Thursday, February 2, 2012
Calendars
Our calendar is a result of long evolution. The main
problem it must contend with is the incommensurability
of the basic units, day, month and year: the numbers of
days and months in a year are not integers. This makes
it rather complicated to develop a calendar that takes
correctly into account the alternation of seasons, day
and night, and perhaps also the lunar phases.
Our calendar has its origin in the Roman calendar,
which, in its earliest form, was based on the phases of
the Moon. From around 700 B.C. on, the length of the
year has followed the apparent motion of the Sun; thus
originated the division of the year into twelve months.
One month, however, still had a length roughly equal
to the lunar cycle. Hence one year was only 354 days
long. To keep the year synchronised with the seasons,
a leap month had to be added to every other year.
Eventually the Roman calendar got mixed up.
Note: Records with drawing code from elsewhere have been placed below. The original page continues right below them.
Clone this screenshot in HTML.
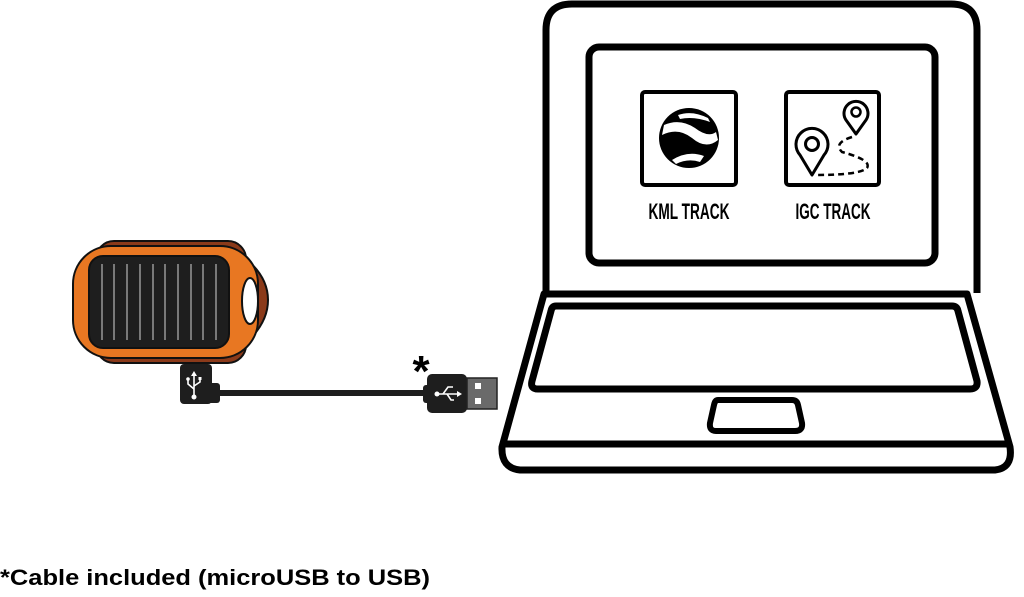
<!DOCTYPE html>
<html><head><meta charset="utf-8"><style>html,body{margin:0;padding:0;background:#fff}svg{display:block}</style></head>
<body>
<svg width="1024" height="597" viewBox="0 0 1024 597" xmlns="http://www.w3.org/2000/svg">
<path d="M546 293 V30 Q546 4 572 4 H951 Q977 4 977 30 V293" fill="none" stroke="#000" stroke-width="7"/>
<rect x="589" y="47" width="346" height="216" rx="10" fill="none" stroke="#000" stroke-width="7"/>
<path d="M544 294 H967 L1010 447 Q1013 468 995 470 H520 Q501 468 502 447 Z" fill="none" stroke="#000" stroke-width="7" stroke-linejoin="round"/>
<line x1="502" y1="444" x2="1010" y2="444" stroke="#000" stroke-width="7"/>
<path d="M556 306 H952 Q957 306 958 311 L977 381 Q978 389 970 389 H538 Q530 389 532 381 L551 311 Q552 306 556 306 Z" fill="none" stroke="#000" stroke-width="7" stroke-linejoin="round"/>
<path d="M718 400 H792 Q797 400 798 405 L802 423 Q803 431 795 431 H716 Q709 431 710 423 L714 405 Q715 400 718 400 Z" fill="none" stroke="#000" stroke-width="6" stroke-linejoin="round"/>
<rect x="642" y="92" width="94" height="93" rx="3" fill="none" stroke="#000" stroke-width="4"/>
<rect x="786" y="92" width="93" height="93" rx="3" fill="none" stroke="#000" stroke-width="4"/>
<circle cx="689" cy="138" r="30" fill="#000"/>
<path d="M664 125 Q680 118 695 128 Q708 138 716 132 L718 140 Q706 150 692 138 Q678 127 662 135 Z" fill="#fff"/>
<path d="M672 160 Q688 150 704 156 L700 162 Q688 158 676 164 Z" fill="#fff"/>
<path d="M678 115 Q692 110 708 118 L710 122 Q694 116 680 119 Z" fill="#fff"/>
<path d="M812 175 L800 155 A16 16 0 1 1 824 155 Z" fill="none" stroke="#000" stroke-width="3" stroke-linejoin="round"/>
<circle cx="812" cy="144" r="6.5" fill="none" stroke="#000" stroke-width="3"/>
<path d="M856 134 L846 120 A12 12 0 1 1 866 120 Z" fill="none" stroke="#000" stroke-width="3" stroke-linejoin="round"/>
<circle cx="856" cy="112" r="4.5" fill="none" stroke="#000" stroke-width="2.5"/>
<path d="M852 137 Q833 143 842 152 Q872 160 867 168 Q860 175 815 175" fill="none" stroke="#000" stroke-width="2.5" stroke-dasharray="6 4"/>
<text x="689" y="219" text-anchor="middle" font-family="Liberation Sans, sans-serif" font-weight="bold" font-size="22" textLength="81" lengthAdjust="spacingAndGlyphs">KML TRACK</text>
<text x="833" y="219" text-anchor="middle" font-family="Liberation Sans, sans-serif" font-weight="bold" font-size="22" textLength="75" lengthAdjust="spacingAndGlyphs">IGC TRACK</text>
<rect x="96" y="241" width="150" height="122" rx="18" fill="#8B3A1A" stroke="#111" stroke-width="2"/>
<path d="M230 248 Q268 270 268 300 Q268 330 230 355 Z" fill="#8B3A1A" stroke="#111" stroke-width="2"/>
<rect x="73" y="246" width="185" height="112" rx="38" fill="#E87722" stroke="#111" stroke-width="2"/>
<ellipse cx="250" cy="301" rx="8" ry="23" fill="#fff" stroke="#111" stroke-width="2"/>
<rect x="89" y="256" width="140" height="92" rx="14" fill="#1e1e1e" stroke="#111" stroke-width="2"/>
<g stroke="#aaa" stroke-width="1.3">
<line x1="102" y1="264" x2="102" y2="340"/><line x1="114" y1="264" x2="114" y2="340"/><line x1="127" y1="264" x2="127" y2="340"/><line x1="140" y1="264" x2="140" y2="340"/><line x1="153" y1="264" x2="153" y2="340"/><line x1="165" y1="264" x2="165" y2="340"/><line x1="178" y1="264" x2="178" y2="340"/><line x1="191" y1="264" x2="191" y2="340"/><line x1="203" y1="264" x2="203" y2="340"/><line x1="216" y1="264" x2="216" y2="340"/>
</g>
<line x1="215" y1="393" x2="430" y2="393" stroke="#1e1e1e" stroke-width="6"/>
<rect x="180" y="364" width="32" height="40" rx="4" fill="#1e1e1e"/>
<rect x="208" y="383" width="12" height="20" rx="3" fill="#1e1e1e"/>
<g stroke="#fff" stroke-width="1.6" fill="none"><line x1="194" y1="373" x2="194" y2="396"/><path d="M194 389 L188 384 V380"/><path d="M194 386 L200 382 V379"/></g>
<polygon points="194,371 191,376 197,376" fill="#fff"/><circle cx="194" cy="397" r="2.5" fill="#fff"/>
<circle cx="188" cy="379" r="1.8" fill="#fff"/><rect x="198.5" y="377" width="3" height="3" fill="#fff"/>
<rect x="423" y="385" width="8" height="18" rx="3" fill="#1e1e1e"/>
<rect x="427" y="374" width="40" height="39" rx="5" fill="#1e1e1e"/>
<rect x="467" y="378" width="30" height="31" fill="#6a6a6a" stroke="#222" stroke-width="1.5"/>
<rect x="475" y="383" width="6" height="6" fill="#fff"/>
<rect x="475" y="398" width="6" height="6" fill="#fff"/>
<g stroke="#fff" stroke-width="1.6" fill="none"><line x1="436" y1="394" x2="460" y2="394"/><path d="M443 394 L448 387 H453"/><path d="M447 394 L451 400 H454"/></g>
<circle cx="437" cy="394" r="2.5" fill="#fff"/><polygon points="462,394 457,391 457,397" fill="#fff"/>
<text x="421" y="386" text-anchor="middle" font-family="Liberation Sans, sans-serif" font-weight="bold" font-size="44">*</text>
<text x="0" y="585" font-family="Liberation Sans, sans-serif" font-weight="bold" font-size="22" textLength="430" lengthAdjust="spacingAndGlyphs">*Cable included (microUSB to USB)</text>
</svg>
</body></html>
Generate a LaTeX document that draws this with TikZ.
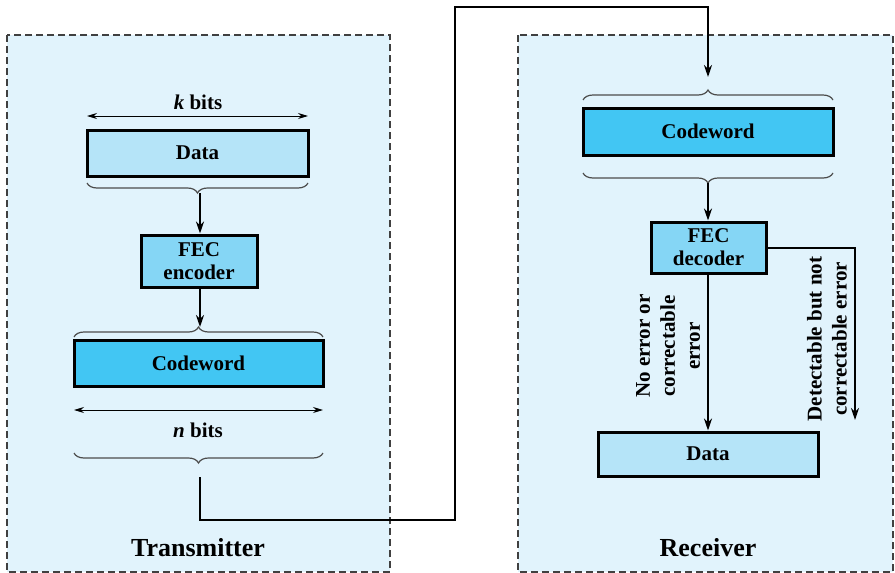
\documentclass[tikz,border=0pt]{standalone}
\usepackage{fontspec}
\setmainfont{Liberation Serif}
\usetikzlibrary{arrows.meta,decorations.pathreplacing,positioning}

\definecolor{panelbg}{HTML}{E1F3FC}
\definecolor{datafill}{HTML}{B5E4F8}
\definecolor{fecfill}{HTML}{85D6F5}
\definecolor{cwfill}{HTML}{42C6F3}

\tikzset{
	panel/.style={draw=black!75, fill=panelbg, line width=1.1pt, dash pattern=on 7pt off 4pt},
	block/.style={draw, line width=3pt, inner sep=0pt, align=center, font=\fontsize{21}{24}\selectfont\bfseries},
	flow/.style={line width=2.2pt, -{Stealth[length=12pt,width=8pt]}},
	span/.style={line width=0.9pt, {Stealth[length=10pt,width=6pt]}-{Stealth[length=10pt,width=6pt]}},
	grp/.style={draw=black!70, line width=1.2pt, decorate, decoration={brace, amplitude=10pt, aspect=0.5}},
	lbl/.style={font=\fontsize{21}{25}\selectfont\bfseries, align=center},
	title/.style={font=\fontsize{26}{30}\selectfont\bfseries}
}

\begin{document}
\begin{tikzpicture}[x=1pt, y=-1pt]
		
		\useasboundingbox (0,0) rectangle (895,573);
		
		% panels
		\draw[panel] (7,35) rectangle (390,572);
		\draw[panel] (518,35) rectangle (893,572);
		
		\node[title] (tx) at (198,548) {Transmitter};
		\node[title] (rx) at (708,548) {Receiver};
		
		% transmitter side
		\node[lbl] (kbits) at (198,102) {\textit{k} bits};
		
		\node[block, fill=datafill, minimum width=221pt, minimum height=46pt] (data1) at (197.5,153) {Data};
		
		\node[block, fill=fecfill, minimum width=116pt, minimum height=52pt, font=\fontsize{21}{23}\selectfont\bfseries] (enc) at (199,261) {FEC\\encoder};
		
		\node[block, fill=cwfill, minimum width=249pt, minimum height=46pt] (cw1) at (198.5,363) {Codeword};
		
		\node[lbl] (nbits) at (198,430) {\textit{n} bits};
		
		\coordinate (kL) at (87,116);
		\coordinate (kR) at (308,116);
		\coordinate (nL) at (74,410);
		\coordinate (nR) at (323,410);
		
		\draw[span] (kL) -- (kR);
		\draw[span] (nL) -- (nR);
		
		\draw[grp] (308,183) -- (87,183);
		\draw[grp] (74,337) -- (323,337);
		\draw[grp] (323,453) -- (74,453);
		
		\coordinate (b1) at (200,193);
		\coordinate (b2) at (200,327);
		\coordinate (b3) at (200,477);
		
		\draw[flow] (b1) -- (enc.north -| b1);
		\draw[flow] (enc.south -| b2) -- (b2);
		
		% channel
		\coordinate (c1) at (200,520);
		\coordinate (c2) at (455,520);
		\coordinate (c3) at (455,7);
		\coordinate (c4) at (708,7);
		\coordinate (b4) at (708,77);
		
		\draw[flow, line width=2.6pt] (b3) -- (c1) -- (c2) -- (c3) -- (c4) -- (b4);
		
		% receiver side
		\node[block, fill=cwfill, minimum width=250pt, minimum height=47pt] (cw2) at (708,131.5) {Codeword};
		
		\node[block, fill=fecfill, minimum width=115pt, minimum height=51pt, font=\fontsize{21}{23}\selectfont\bfseries] (dec) at (708.5,247.5) {FEC\\decoder};
		
		\node[block, fill=datafill, minimum width=220pt, minimum height=44pt] (data2) at (708,454) {Data};
		
		\draw[grp] (583,100) -- (833,100);
		\draw[grp] (833,173) -- (583,173);
		
		\coordinate (b5) at (708,183);
		\coordinate (drop) at (855,420);
		
		\draw[flow] (b5) -- (dec.north -| b5);
		\draw[flow] (dec.south -| b5) -- (data2.north -| b5);
		\draw[flow] (dec.east |- 0,248) -| (drop);
		
		\node[lbl, rotate=90] (okmsg) at (668,346) {No error or\\correctable\\error};
		\node[lbl, rotate=90] (errmsg) at (827,339) {Detectable but not\\correctable error};
		
	\end{tikzpicture}
\end{document}
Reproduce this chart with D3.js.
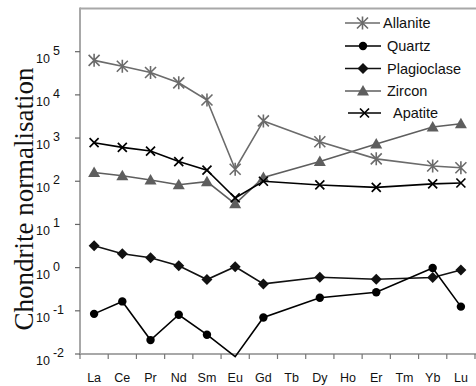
<!DOCTYPE html>
<html><head><meta charset="utf-8">
<script src="https://cdn.jsdelivr.net/npm/d3@7"></script>
<style>html,body{margin:0;padding:0;background:#fff;}svg{display:block;}</style>
</head><body>
<svg id="c" width="476" height="386"></svg>
<script>
const categories = ["La","Ce","Pr","Nd","Sm","Eu","Gd","Tb","Dy","Ho","Er","Tm","Yb","Lu"];
const allanite    = [63000, 46000, 33000, 19000, 7600, 190, 2500, null, 820, null, 330, null, 225, 205];
const quartz      = [0.085, 0.165, 0.021, 0.081, 0.028, 0.0087, 0.07, null, 0.2, null, 0.27, null, 0.98, 0.125];
const plagioclase = [3.2, 2.1, 1.7, 1.1, 0.53, 1.05, 0.42, null, 0.6, null, 0.54, null, 0.59, 0.88];
const zircon      = [160, 134, 107, 83, 98, 30, 122, null, 285, null, 730, null, 1800, 2150];
const apatite     = [780, 610, 500, 285, 180, 41, 100, null, 82, null, 72, null, 87, 91];
const seriesNames = ["Allanite","Quartz","Plagioclase","Zircon","Apatite"];
const yTickExps = [-2,-1,0,1,2,3,4,5];
const yTitle = "Chondrite normalisation";

const seriesData = [allanite, quartz, plagioclase, zircon, apatite];
const styles = [
  {color:"#6b6b6b", marker:"asterisk"},
  {color:"#000", marker:"circle"},
  {color:"#111", marker:"diamond"},
  {color:"#5e5e5e", marker:"triangle"},
  {color:"#000", marker:"cross"}
];

const svg = d3.select("#c");
const L = 80, R = 475, T = 8.5, B = 354;
const x = d3.scaleBand().domain(categories).range([L, R]);
const y = d3.scaleLog().domain([1e-2, 1e6]).range([B, T]);
const cx = c => x(c) + x.bandwidth()/2;

// frame
svg.append("line").attr("x1",L).attr("x2",476).attr("y1",T).attr("y2",T)
  .attr("stroke","#a8a8a8").attr("stroke-width",2);
svg.append("line").attr("x1",L).attr("x2",L).attr("y1",T-1).attr("y2",B)
  .attr("stroke","#a8a8a8").attr("stroke-width",2);

// x axis
const xAxis = d3.axisBottom(x).tickSize(0).tickPadding(0).tickFormat(d=>d);
const gx = svg.append("g").attr("transform",`translate(0,${B})`).call(xAxis);
gx.select(".domain").remove();
gx.selectAll("text").attr("y",28).attr("dy",0).attr("font-family","Liberation Sans, Arial, sans-serif")
  .attr("font-size",12.5).attr("fill","#111");
svg.append("line").attr("x1",L-1).attr("x2",476).attr("y1",B).attr("y2",B)
  .attr("stroke","#a8a8a8").attr("stroke-width",2);
const bounds = categories.map(c => x(c)).concat([R]);
svg.append("g").selectAll("line").data(bounds).join("line")
  .attr("x1",d=>d).attr("x2",d=>d).attr("y1",B).attr("y2",B+5)
  .attr("stroke","#777").attr("stroke-width",1.2);

// y axis ticks + labels
const yTicks = yTickExps.map(e => Math.pow(10,e));
svg.append("g").selectAll("line").data(yTicks).join("line")
  .attr("x1",L-5).attr("x2",L).attr("y1",d=>y(d)).attr("y2",d=>y(d))
  .attr("stroke","#666").attr("stroke-width",1.2);
const yl = svg.append("g").selectAll("text").data(yTickExps).join("text")
  .attr("x",36).attr("y",d=>y(Math.pow(10,d))+11)
  .attr("font-family","Liberation Sans, Arial, sans-serif").attr("font-size",12.5).attr("fill","#111");
yl.append("tspan").text("10");
yl.append("tspan").attr("dx",3).attr("dy",-8).attr("font-size",12.5).text(d=>String(d));

// y title
svg.append("text").attr("transform",`translate(33,${(65+333)/2}) rotate(-90)`)
  .attr("text-anchor","middle").attr("font-family","Liberation Serif, Times New Roman, serif")
  .attr("font-size",27).attr("fill","#111").text(yTitle);

// markers
function drawMarker(g, type, color, px, py) {
  if (type==="asterisk") {
    const s=5.5;
    g.append("path").attr("d",`M${px-s},${py-s}L${px+s},${py+s}M${px-s},${py+s}L${px+s},${py-s}M${px},${py-s-1}L${px},${py+s+1}`)
      .attr("stroke",color).attr("stroke-width",1.6).attr("fill","none");
  } else if (type==="circle") {
    g.append("circle").attr("cx",px).attr("cy",py).attr("r",4.2).attr("fill",color);
  } else if (type==="diamond") {
    const s=5.5;
    g.append("path").attr("d",`M${px},${py-s}L${px+s},${py}L${px},${py+s}L${px-s},${py}Z`).attr("fill",color);
  } else if (type==="triangle") {
    const s=6;
    g.append("path").attr("d",`M${px},${py-s}L${px+s},${py+s*0.75}L${px-s},${py+s*0.75}Z`).attr("fill",color);
  } else if (type==="cross") {
    const s=4.5;
    g.append("path").attr("d",`M${px-s},${py-s}L${px+s},${py+s}M${px-s},${py+s}L${px+s},${py-s}`)
      .attr("stroke",color).attr("stroke-width",1.7).attr("fill","none");
  }
}

const line = d3.line().x(d=>cx(d.c)).y(d=>y(d.v));
const order = [3,0,4,2,1];
order.forEach(i => {
  const pts = categories.map((c,j)=>({c, v:seriesData[i][j]})).filter(d=>d.v!=null);
  const g = svg.append("g");
  g.append("path").attr("d",line(pts)).attr("fill","none")
    .attr("stroke",styles[i].color).attr("stroke-width",1.6);
  pts.forEach(p => { if (p.v >= 1e-2) drawMarker(g, styles[i].marker, styles[i].color, cx(p.c), y(p.v)); });
});

// legend
const legY = [23, 46, 68.5, 91, 113];
const legLine = [[345,380],[345,381],[345,381],[345,381],[348,381]];
const legText = [383, 387, 387, 387, 393];
seriesNames.forEach((n,i) => {
  const g = svg.append("g");
  g.append("line").attr("x1",legLine[i][0]).attr("x2",legLine[i][1]).attr("y1",legY[i]).attr("y2",legY[i])
    .attr("stroke",styles[i].color).attr("stroke-width",1.6);
  drawMarker(g, styles[i].marker, styles[i].color, (legLine[i][0]+legLine[i][1])/2, legY[i]);
  g.append("text").attr("x",legText[i]).attr("y",legY[i]+5)
    .attr("font-family","Liberation Sans, Arial, sans-serif").attr("font-size",14.5).attr("fill","#111").text(n);
});
</script>
</body></html>
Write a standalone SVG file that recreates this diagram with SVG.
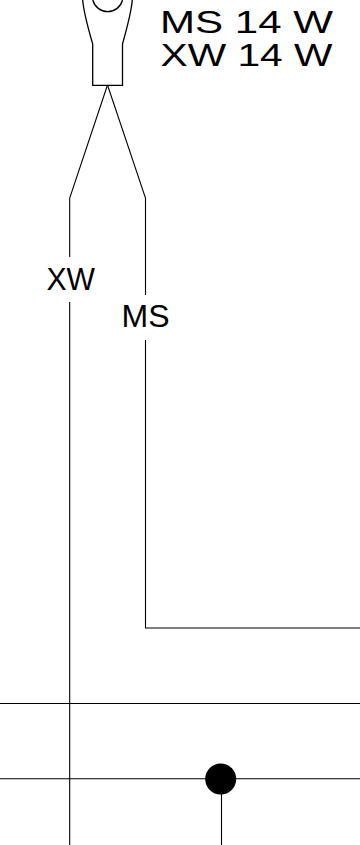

The
mess was cleared by Julius Caesar in about 46 B.C.,
when the Julian calendar was developed upon his orders.
The year had 365 days and a leap day was added
to every fourth year.
In the Julian calendar, the average length of one year
is 365 d 6 h, but the tropical year is 11 min 14 s shorter.
After 128 years, the Julian year begins almost one day
too late. The difference was already 10 days in 1582,
when a calendar reform was carried out by Pope Gregory
XIII. In the Gregorian calendar, every fourth year
is a leap year, the years divisible by 100 being exceptions.
Of these, only the years divisible by 400 are leap years.
Thus 1900 was not a leap year, but 2000 was.
The Gregorian calendar was adopted slowly, at different
times in different countries. The transition period
did not end before the 20th century.
Even the Gregorian calendar is not perfect. The differences
from the tropical year will accumulate to one
day in about 3300 years.
Since years and months of variable length make it
difficult to compute time differences, especially astronomers
have employed various methods to give each
day a running number. The most widely used numbers
are the Julian dates. In spite of their name, they are not
related to the Julian calendar. The only connection is
the length of a Julian century of 36,525 days, a quantity
appearing in many formulas involving Julian dates. The
Julian day number 0 dawned about 4700 B.C. The day
number changes always at 12 : 00 UT. For example, the
Julian day 2,451,545 began at noon in January 1, 2000.
The Julian date can be computed using the formulas
given in *Julian Date (p. 41).
Julian dates are uncomfortably big numbers, and
therefore modified Julian dates are often used. The zero
point can be e. g. January 1, 2000. Sometimes 0.5 is
subtracted from the date to make it to coincide with the
date corresponding to the UTC. When using such dates,
the zero point should always be mentioned.